The musical conditions prevailing in the United States are obviously unlike those existing in Great Britain, as described by our English correspondent in her article: “English Women in the Orchestra.” Indeed, there are no indications at the present time, either on our musical surface or beneath it, which point to that “emancipation” so optimistically awaited by our correspondent. And overburdened as we, too, are with teachers, players, and singers, we nevertheless fail to understand how this oversupply can create for woman a new field of activity for which, it must be perfectly clear, she is unfit in various ways.

It does not seem to us, in the first place, that the overcrowding in the professional ranks can possibly give rise to woman’s quest for work of a new character, when it is a transparent impossibility for her to perform that work to the satisfaction of the musical public. Nor is it reasonable to assume that the countless incompetents who are responsible for the congestion in the musical profession will care to abandon teaching or playing for the more arduous and less lucrative field of orchestral work. But even though we admit the possibility of a desire on the part of these countless ones to give variety to their occupations, we are not willing to say that they will be more welcome, or that they will prove themselves better equipped for orchestral work than for concert-playing and teaching. All women who are capable teachers and players will, sooner or later, find themselves amply and profitably employed. To these the idea of orchestral work as a means of livelihood will surely prove undesirable, if not positively repugnant.
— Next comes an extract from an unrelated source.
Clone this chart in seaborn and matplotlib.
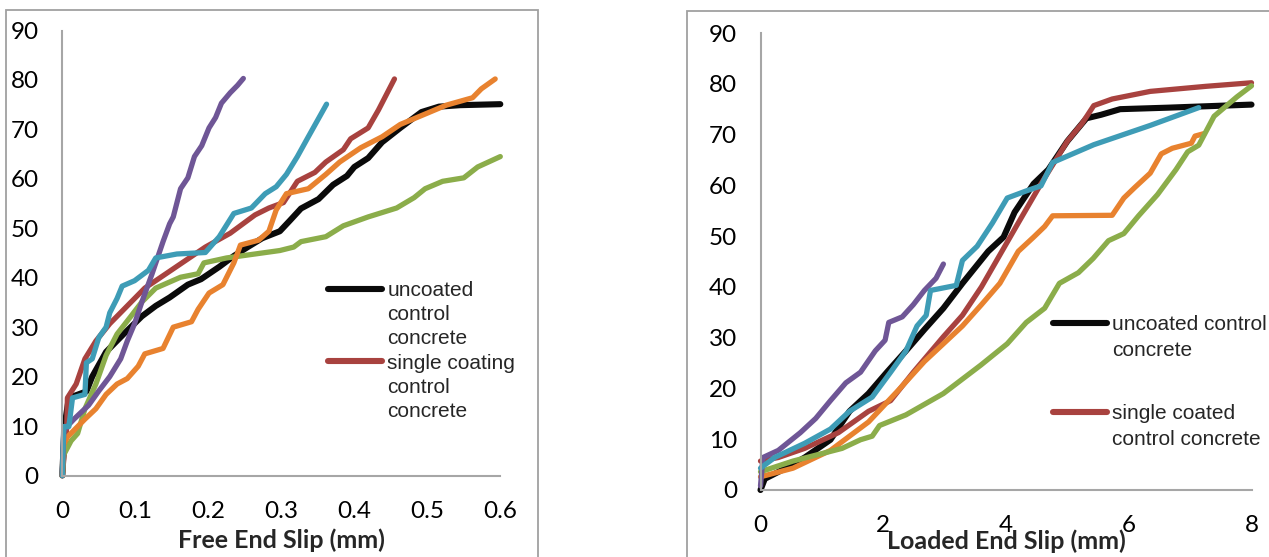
import matplotlib
matplotlib.use("Agg")
import matplotlib.pyplot as plt
from matplotlib.lines import Line2D
from matplotlib.patches import Rectangle
import seaborn as sns
import pandas as pd

# ---------------- data: Free End Slip (left) ----------------
fe_black_x = [0, 0.003, 0.009, 0.033, 0.041, 0.06, 0.084, 0.109, 0.128, 0.147, 0.172, 0.19, 0.215, 0.235, 0.254, 0.274, 0.298, 0.312, 0.327, 0.351, 0.371, 0.39, 0.4, 0.419, 0.438, 0.463, 0.482, 0.492, 0.516, 0.545, 0.6]
fe_black_y = [0, 10, 15.7, 17, 20, 25, 28.6, 32.2, 34.3, 36, 38.6, 39.7, 42.2, 44.4, 46.2, 48, 49.4, 51.6, 54, 55.9, 58.8, 60.6, 62.4, 64.2, 67.4, 70.3, 72.4, 73.5, 74.6, 74.9, 75.1]
fe_red_x = [0, 0.006, 0.007, 0.019, 0.031, 0.046, 0.065, 0.089, 0.113, 0.138, 0.167, 0.196, 0.23, 0.264, 0.283, 0.303, 0.322, 0.346, 0.361, 0.385, 0.395, 0.419, 0.433, 0.455]
fe_red_y = [0, 9.5, 15.7, 18.5, 23.6, 27.2, 30.7, 34.3, 37.9, 40.4, 43.3, 46.2, 49, 52.7, 54.1, 55.2, 59.5, 61.3, 63.4, 65.9, 68.1, 70.3, 73.9, 80.2]
fe_orange_x = [0, 0.002, 0.007, 0.021, 0.031, 0.046, 0.06, 0.075, 0.089, 0.104, 0.113, 0.138, 0.152, 0.177, 0.186, 0.201, 0.22, 0.235, 0.244, 0.269, 0.283, 0.293, 0.307, 0.337, 0.361, 0.38, 0.409, 0.438, 0.463, 0.497, 0.526, 0.562, 0.574, 0.593]
fe_orange_y = [0, 6.3, 7.8, 9.9, 11.4, 13.5, 16.4, 18.5, 19.6, 22.1, 24.6, 25.7, 30, 31.1, 33.6, 36.9, 38.6, 43, 46.6, 47.6, 49.4, 53.7, 57, 58, 60.9, 63.4, 66.3, 68.5, 71, 73.1, 74.9, 76.4, 78.2, 80.2]
fe_green_x = [0, 0.002, 0.012, 0.021, 0.031, 0.046, 0.06, 0.075, 0.094, 0.109, 0.128, 0.162, 0.186, 0.194, 0.225, 0.264, 0.298, 0.317, 0.327, 0.361, 0.385, 0.419, 0.458, 0.482, 0.497, 0.521, 0.55, 0.569, 0.6]
fe_green_y = [0, 4.2, 7, 8.5, 13.5, 18.5, 24.3, 28.6, 32.2, 35.1, 37.9, 40.1, 40.8, 43, 44, 44.8, 45.5, 46.2, 47.3, 48.3, 50.5, 52.3, 54.1, 56.2, 58, 59.5, 60.2, 62.4, 64.5]
fe_purple_x = [0, 0.002, 0.016, 0.036, 0.05, 0.065, 0.08, 0.089, 0.099, 0.109, 0.123, 0.138, 0.147, 0.152, 0.162, 0.172, 0.181, 0.191, 0.201, 0.21, 0.218, 0.23, 0.24, 0.248]
fe_purple_y = [0, 9.2, 11.4, 14.2, 17.1, 20, 23.6, 27.2, 30.7, 35.1, 40.8, 47.3, 50.9, 52.3, 58, 60.2, 64.5, 66.7, 70.3, 72.4, 75.3, 77.4, 78.9, 80.3]
fe_cyan_x = [0, 0.002, 0.009, 0.014, 0.031, 0.033, 0.041, 0.05, 0.06, 0.065, 0.075, 0.082, 0.099, 0.118, 0.128, 0.157, 0.196, 0.215, 0.235, 0.259, 0.278, 0.293, 0.307, 0.322, 0.337, 0.362]
fe_cyan_y = [0, 9.9, 9.9, 15.7, 16.4, 22.8, 23.6, 27.9, 30, 32.9, 35.8, 38.3, 39.4, 41.5, 44, 44.8, 45.1, 48.3, 53, 54.1, 57, 58.4, 60.9, 64.5, 68.5, 75.1]

# ---------------- data: Loaded End Slip (right) ----------------
le_black_x = [0, 0.07, 0.41, 0.72, 1.14, 1.45, 1.76, 2.06, 2.37, 2.67, 2.98, 3.29, 3.71, 3.96, 4.14, 4.45, 4.69, 5.0, 5.31, 5.55, 5.86, 6.65, 8.0]
le_black_y = [0, 2.2, 4.3, 6.4, 9.9, 15.5, 19, 23.2, 27.4, 31.6, 35.8, 40.7, 47, 49.8, 54.7, 60.3, 63.1, 68.7, 73.2, 73.9, 75, 75.3, 75.9]
le_red_x = [0, 0.29, 0.72, 1.27, 1.76, 2.12, 2.49, 2.98, 3.29, 3.6, 3.9, 4.2, 4.57, 5.0, 5.24, 5.43, 5.73, 6.35, 7.26, 8.0]
le_red_y = [5.7, 6.4, 8.2, 11.3, 15.5, 17.6, 23.2, 30.2, 34.4, 40, 46.3, 52.6, 60.3, 68.7, 72.2, 75.7, 77, 78.5, 79.5, 80.2]
le_orange_x = [0, 0.53, 1.14, 1.76, 2.25, 2.67, 3.29, 3.6, 3.9, 4.2, 4.45, 4.63, 4.76, 5.73, 5.92, 6.1, 6.35, 6.53, 6.71, 7.02, 7.08, 7.23]
le_orange_y = [2.6, 4.3, 7.8, 13.4, 19.7, 25.3, 32.3, 36.5, 40.7, 47, 49.8, 51.9, 54, 54.1, 57.5, 59.6, 62.4, 66.2, 67.3, 68.3, 69.7, 70.2]
le_green_x = [0, 0.53, 1.33, 1.63, 1.82, 1.94, 2.37, 2.98, 3.59, 4.02, 4.33, 4.63, 4.87, 5.18, 5.42, 5.67, 5.92, 6.16, 6.47, 6.77, 6.96, 7.14, 7.39, 7.76, 8.0]
le_green_y = [3.6, 5.7, 8.2, 9.9, 10.6, 12.7, 14.8, 19, 24.6, 28.8, 33, 35.8, 40.7, 42.8, 45.6, 49.1, 50.5, 54, 58.2, 63.1, 66.6, 67.9, 73.6, 77.4, 79.6]
le_purple_x = [0, 0.04, 0.29, 0.65, 0.9, 1.14, 1.39, 1.63, 1.87, 2.03, 2.09, 2.31, 2.49, 2.67, 2.86, 2.98]
le_purple_y = [0.8, 6.4, 7.8, 11.3, 14.1, 17.6, 21.1, 23.2, 27.4, 29.5, 33, 34.1, 36.5, 39.3, 41.7, 44.5]
le_cyan_x = [0, 0.23, 0.72, 1.14, 1.45, 1.82, 2.12, 2.37, 2.55, 2.7, 2.77, 3.19, 3.29, 3.53, 3.78, 4.02, 4.33, 4.57, 4.76, 5.43, 6.35, 7.14]
le_cyan_y = [4.3, 6.4, 9.2, 12, 15.5, 18.3, 23.2, 27.4, 32.3, 34.4, 39.3, 40.3, 45.2, 48, 52.6, 57.5, 58.9, 59.9, 64.5, 68, 71.8, 75.3]

x_ticks_left = [0, 0.1, 0.2, 0.3, 0.4, 0.5, 0.6]
x_ticks_right = [0, 2, 4, 6, 8]
y_ticks = [0, 10, 20, 30, 40, 50, 60, 70, 80, 90]

left_legend_lines = ["uncoated", "control", "concrete", "single coating", "control", "concrete"]
right_legend_a = ["uncoated control", "concrete"]
right_legend_b = ["single coated", "control concrete"]

COL = {"black": "#0a0a0a", "red": "#a8423f", "orange": "#e8822f",
       "green": "#8bad4a", "purple": "#6f5696", "cyan": "#3e9cb6"}

sns.set_style("white")
plt.rcParams['font.family'] = ['Lato', 'DejaVu Sans']

fig = plt.figure(figsize=(12.69, 5.57), dpi=100)
W, H = 1269, 557

# panel borders
fig.patches.append(Rectangle((6.5 / W, -0.01), (538.3 - 6.5) / W, 1 - 10 / H + 0.01,
                             transform=fig.transFigure, fill=False, ec="#a0a0a0", lw=1.3))
fig.patches.append(Rectangle((686.7 / W, -0.01), 0.5, 1 - 10.7 / H + 0.01,
                             transform=fig.transFigure, fill=False, ec="#a0a0a0", lw=1.3))

axL = fig.add_axes([62.3 / W, (H - 475.5) / H, (500.3 - 62.3) / W, (475.5 - 30.5) / H])
axR = fig.add_axes([760.5 / W, (H - 490) / H, (1251.5 - 760.5) / W, (490 - 33) / H])


def draw(ax, series):
    for xs, ys, c, lw in series:
        df = pd.DataFrame({"x": xs, "y": ys})
        sns.lineplot(data=df, x="x", y="y", ax=ax, sort=False, estimator=None,
                     color=c, lw=lw, solid_capstyle="round", solid_joinstyle="round",
                     clip_on=False)


draw(axL, [
    (fe_black_x, fe_black_y, COL["black"], 4.4),
    (fe_red_x, fe_red_y, COL["red"], 3.8),
    (fe_green_x, fe_green_y, COL["green"], 3.8),
    (fe_orange_x, fe_orange_y, COL["orange"], 3.8),
    (fe_purple_x, fe_purple_y, COL["purple"], 3.8),
    (fe_cyan_x, fe_cyan_y, COL["cyan"], 3.8),
])
draw(axR, [
    (le_black_x, le_black_y, COL["black"], 4.4),
    (le_red_x, le_red_y, COL["red"], 3.8),
    (le_orange_x, le_orange_y, COL["orange"], 3.8),
    (le_green_x, le_green_y, COL["green"], 3.8),
    (le_purple_x, le_purple_y, COL["purple"], 3.8),
    (le_cyan_x, le_cyan_y, COL["cyan"], 3.8),
])

for ax, xt, xl in [(axL, x_ticks_left, 0.6), (axR, x_ticks_right, 8)]:
    ax.set_xlim(0, xl)
    ax.set_ylim(0, 90)
    ax.set_xticks(xt)
    ax.set_yticks(y_ticks)
    ax.set_xticklabels([("%g" % v) for v in xt])
    ax.set_yticklabels([str(v) for v in y_ticks])
    for s in ["top", "right"]:
        ax.spines[s].set_visible(False)
    for s in ["left", "bottom"]:
        ax.spines[s].set_color("#a6a6a6")
        ax.spines[s].set_linewidth(1.5)
    ax.tick_params(axis="both", length=0, labelsize=17.5, colors="#000000")
    ax.tick_params(axis="y", pad=17)
    ax.tick_params(axis="x", pad=18)
    ax.set_ylabel("")
    ax.patch.set_alpha(0)

axL.set_xlabel("Free End Slip (mm)", fontsize=18, fontweight="bold", va="center")
axL.xaxis.set_label_coords(0.5, -(540 - 475.5) / 445)
axR.set_xlabel("Loaded End Slip (mm)", fontsize=18, fontweight="bold", va="center")
axR.xaxis.set_label_coords(0.5, -(541 - 490) / 457)

legfont = {"family": "Liberation Sans", "size": 15}
none = Line2D([], [], color="none")
hb = Line2D([], [], color=COL["black"], lw=4.4, solid_capstyle="round")
hr = Line2D([], [], color=COL["red"], lw=4.4, solid_capstyle="round")

legL = axL.legend([hb, none, none, hr, none, none], left_legend_lines,
                  loc="upper left", bbox_to_anchor=(328 / W, 1 - 281 / H),
                  bbox_transform=fig.transFigure, frameon=False, prop=legfont,
                  handlelength=2.6, handletextpad=0.25, labelspacing=0.25,
                  borderpad=0, borderaxespad=0)
legRa = axR.legend([hb, none], right_legend_a,
                   loc="upper left", bbox_to_anchor=(1053 / W, 1 - 315 / H),
                   bbox_transform=fig.transFigure, frameon=False, prop=legfont,
                   handlelength=2.6, handletextpad=0.25, labelspacing=0.35,
                   borderpad=0, borderaxespad=0)
axR.add_artist(legRa)
legRb = axR.legend([hr, none], right_legend_b,
                   loc="upper left", bbox_to_anchor=(1053 / W, 1 - 404 / H),
                   bbox_transform=fig.transFigure, frameon=False, prop=legfont,
                   handlelength=2.6, handletextpad=0.25, labelspacing=0.35,
                   borderpad=0, borderaxespad=0)

fig.savefig("out.png", dpi=100)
In New York, as in London and some of the smaller towns in England, various “Ladies’ Orchestras” can be heard at cheap places of amusement where the patrons are eager for anything but good music. Also, there are in existence in this country some small orchestras, composed entirely of women who are more or less efficient performers, which give several concerts every season to the pleasure and satisfaction of numerous relatives and friends. But it is difficult to conceive how the former can influence our musical conditions in the least degree; and it is equally difficult to perceive, in the agreeable performances of the latter, any serious, well-planned effort to elevate our musical life.
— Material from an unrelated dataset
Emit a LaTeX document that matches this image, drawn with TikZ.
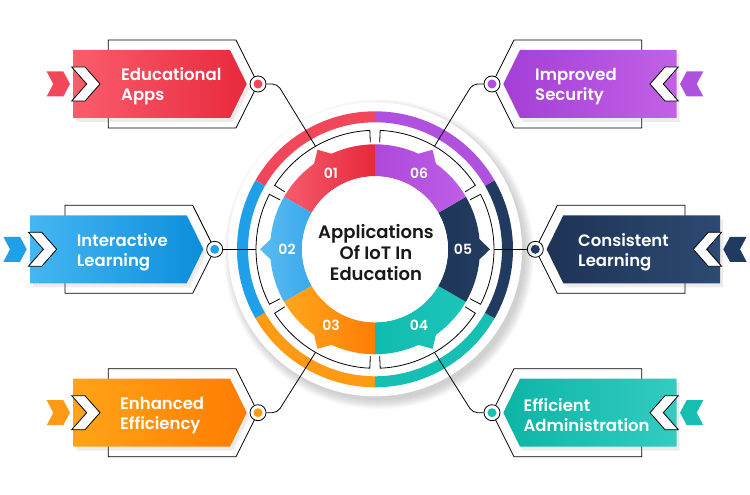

It is freely admitted that women are capable and conscientious workers, and that a certain refining influence would necessarily result from their presence in an orchestral organization. But imagine women undertaking the work entailed by a New York operatic season! Imagine a refined, delicately-constituted young woman enduring the actual hardships which fall to the lot of every individual orchestral member of the Metropolitan Opera! Let any woman who imagines herself capable of performing such work as these men perform acquaint herself with what is required of the orchestra of the Metropolitan Opera House. She will be quickly disillusioned.

In a word, the orchestra is decidedly not woman’s sphere. Nor can she hope to accomplish anything by attempting to make it hers. And, wholly aside from all musical and physical considerations, which of us cares to see a charming young lady frantically struggling with a bass tuba or trombone?—George Lehmann.